◆ SUPPLIED MATERIAL ◆
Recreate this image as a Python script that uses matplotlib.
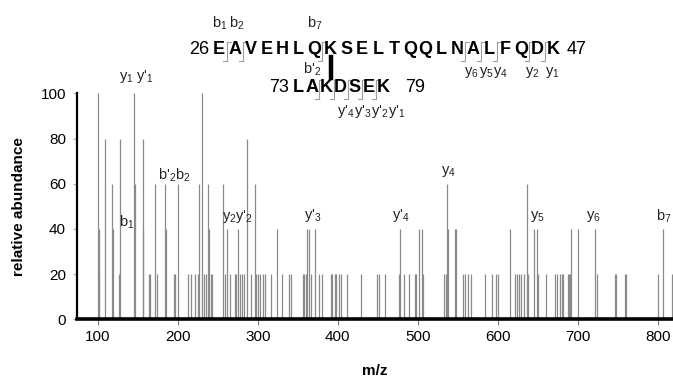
import matplotlib
matplotlib.use("Agg")
import matplotlib.pyplot as plt
from matplotlib.lines import Line2D

plt.rcParams['font.family'] = ['Liberation Sans', 'DejaVu Sans']
plt.rcParams['mathtext.fontset'] = 'custom'
plt.rcParams['mathtext.rm'] = 'Liberation Sans'
plt.rcParams['mathtext.it'] = 'Liberation Sans'

# ---- data ----
mz = [100, 101, 102, 109, 118, 119, 127, 128, 145, 146, 156, 157, 164, 165,
      172, 174, 184, 185, 195, 197, 200,
      213, 216, 222, 225, 227, 230, 233, 235, 238, 239, 241, 243,
      256, 259, 262, 265, 271, 273, 275, 278, 280, 283, 287, 292, 297, 298,
      300, 303, 306, 309, 317, 324, 330,
      339, 341, 356, 358, 360, 362, 364, 366, 372, 376, 380,
      391, 393, 396, 398, 402, 404, 411, 429, 449, 452, 459,
      477, 478, 483, 489, 497, 498, 502, 505, 507,
      533, 535, 537, 538, 547, 548, 556, 559, 563, 567,
      584, 593, 598, 600, 615, 622, 624, 626, 629, 633, 637, 638, 645, 649,
      650, 660, 672, 674, 678, 680, 682, 688, 689, 690, 692, 700,
      721, 724, 746, 748, 759, 760, 800, 806, 818]
intensity = [100, 40, 20, 80, 60, 40, 20, 80, 100, 60, 80, 40, 20, 20,
             60, 20, 60, 40, 20, 20, 60,
             20, 20, 20, 20, 60, 100, 20, 20, 60, 40, 20, 20,
             60, 20, 40, 20, 20, 20, 40, 20, 20, 20, 80, 20, 60, 20,
             20, 20, 20, 20, 20, 40, 20,
             20, 20, 20, 20, 20, 40, 40, 20, 40, 20, 20,
             20, 20, 20, 20, 20, 20, 20, 20, 20, 20, 20,
             20, 40, 20, 20, 20, 20, 40, 40, 20,
             20, 20, 60, 40, 40, 40, 20, 20, 20, 20,
             20, 20, 20, 20, 40, 20, 20, 20, 20, 20, 60, 20, 40, 40,
             20, 20, 20, 20, 20, 20, 20, 20, 20, 20, 40, 40,
             40, 20, 20, 20, 20, 20, 20, 40, 20]

ion_labels = ["y$_1$ y'$_1$", "b$_1$", "b'$_2$b$_2$", "y$_2$y'$_2$", "y'$_3$",
              "y'$_4$", "y$_4$", "y$_5$", "y$_6$", "b$_7$"]
ion_mz = [149, 136, 196, 275, 369, 479, 538, 649, 720, 808]
ion_y = [107.5, 43, 63.5, 45.5, 46, 46, 65.5, 45.5, 45.5, 45.5]

xticks = [100, 200, 300, 400, 500, 600, 700, 800]
yticks = [0, 20, 40, 60, 80, 100]

pep1 = list("EAVEHLQKSELTQQLNALFQDK")
pep2 = list("LAKDSEK")

W, H = 673, 383
fig = plt.figure(figsize=(W / 100, H / 100), dpi=100)
ax = fig.add_axes([77 / W, (H - 319.3) / H, (W - 77) / W, (319.3 - 93.3) / H])

ax.vlines(mz, 0, intensity, colors='#8a8a8a', linewidth=0.9)
ax.set_xlim(74, 819)
ax.set_ylim(0, 100)
ax.set_xticks(xticks)
ax.set_yticks(yticks)
ax.tick_params(axis='x', direction='out', length=4, width=0.8, color='#777777',
               labelsize=11, pad=4)
ax.tick_params(axis='y', direction='out', length=3, width=0.8, color='#aaaaaa',
               labelsize=11, pad=5)
for s in ['top', 'right']:
    ax.spines[s].set_visible(False)
ax.spines['bottom'].set_linewidth(2.6)
ax.spines['left'].set_linewidth(1.6)
ax.set_xlabel('m/z', fontsize=11, fontweight='bold', labelpad=14)
ax.set_ylabel('relative abundance', fontsize=11, fontweight='bold', labelpad=10)

for lab, x, y in zip(ion_labels, ion_mz, ion_y):
    ax.text(x, y, lab, ha='center', va='center', fontsize=10.5, color='#222222',
            clip_on=False)

# ---- peptide annotation (figure pixel coordinates) ----
def fx(px):
    return px / W

def fy(py):
    return 1 - py / H

def mark(xp, yc):
    col = '#a0a0a0'
    top, bot = yc - 8, yc + 11
    fig.add_artist(Line2D([fx(xp), fx(xp)], [fy(top), fy(bot)], color=col, lw=0.8))
    fig.add_artist(Line2D([fx(xp), fx(xp + 4)], [fy(top), fy(top)], color=col, lw=0.8))
    fig.add_artist(Line2D([fx(xp - 4), fx(xp)], [fy(bot), fy(bot)], color=col, lw=0.8))

row1_y, x0, step = 50, 219, 15.9
fig.text(fx(209), fy(row1_y), '26', ha='right', va='center', fontsize=13)
for i, c in enumerate(pep1):
    fig.text(fx(x0 + i * step), fy(row1_y), c, ha='center', va='center',
             fontsize=13, fontweight='bold')
fig.text(fx(567), fy(row1_y), '47', ha='left', va='center', fontsize=13)
for i in [0, 1, 6, 15, 16, 17, 19, 20]:
    mark(x0 + (i + 0.5) * step, row1_y)

row2_y, x2, step2 = 88, 298, 14.2
fig.text(fx(289), fy(row2_y), '73', ha='right', va='center', fontsize=13)
for i, c in enumerate(pep2):
    fig.text(fx(x2 + i * step2), fy(row2_y), c, ha='center', va='center',
             fontsize=13, fontweight='bold')
fig.text(fx(405), fy(row2_y), '79', ha='left', va='center', fontsize=13)
for i in [1, 2, 3, 4, 5]:
    mark(x2 + (i + 0.5) * step2, row2_y)

# cross-link bar
fig.add_artist(Line2D([fx(331), fx(331)], [fy(57), fy(78)], color='black', lw=3.2))

seq_labels = [("b$_1$", 220, 23), ("b$_2$", 237, 23), ("b$_7$", 315, 23),
              ("b'$_2$", 312, 69),
              ("y$_6$", 471, 73), ("y$_5$", 486, 73), ("y$_4$", 500, 73),
              ("y$_2$", 532, 73), ("y$_1$", 552, 73),
              ("y'$_4$", 346, 112), ("y'$_3$", 363, 112), ("y'$_2$", 380, 112),
              ("y'$_1$", 397, 112)]
for lab, px, py in seq_labels:
    fig.text(fx(px), fy(py), lab, ha='center', va='center', fontsize=10.5,
             color='#222222')

fig.savefig('out.png', dpi=100)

◆ TASK STATEMENT ◆
With all pictures left out, please transcribe exactly the lines from the start of the material through the line with "plt.rcParams['mathtext.it'] = 'Liberation".

◆ REPLY TO THE TASK ◆
Recreate this image as a Python script that uses matplotlib.
import matplotlib
matplotlib.use("Agg")
import matplotlib.pyplot as plt
from matplotlib.lines import Line2D

plt.rcParams['font.family'] = ['Liberation Sans', 'DejaVu Sans']
plt.rcParams['mathtext.fontset'] = 'custom'
plt.rcParams['mathtext.rm'] = 'Liberation Sans'
plt.rcParams['mathtext.it'] = 'Liberation Sans'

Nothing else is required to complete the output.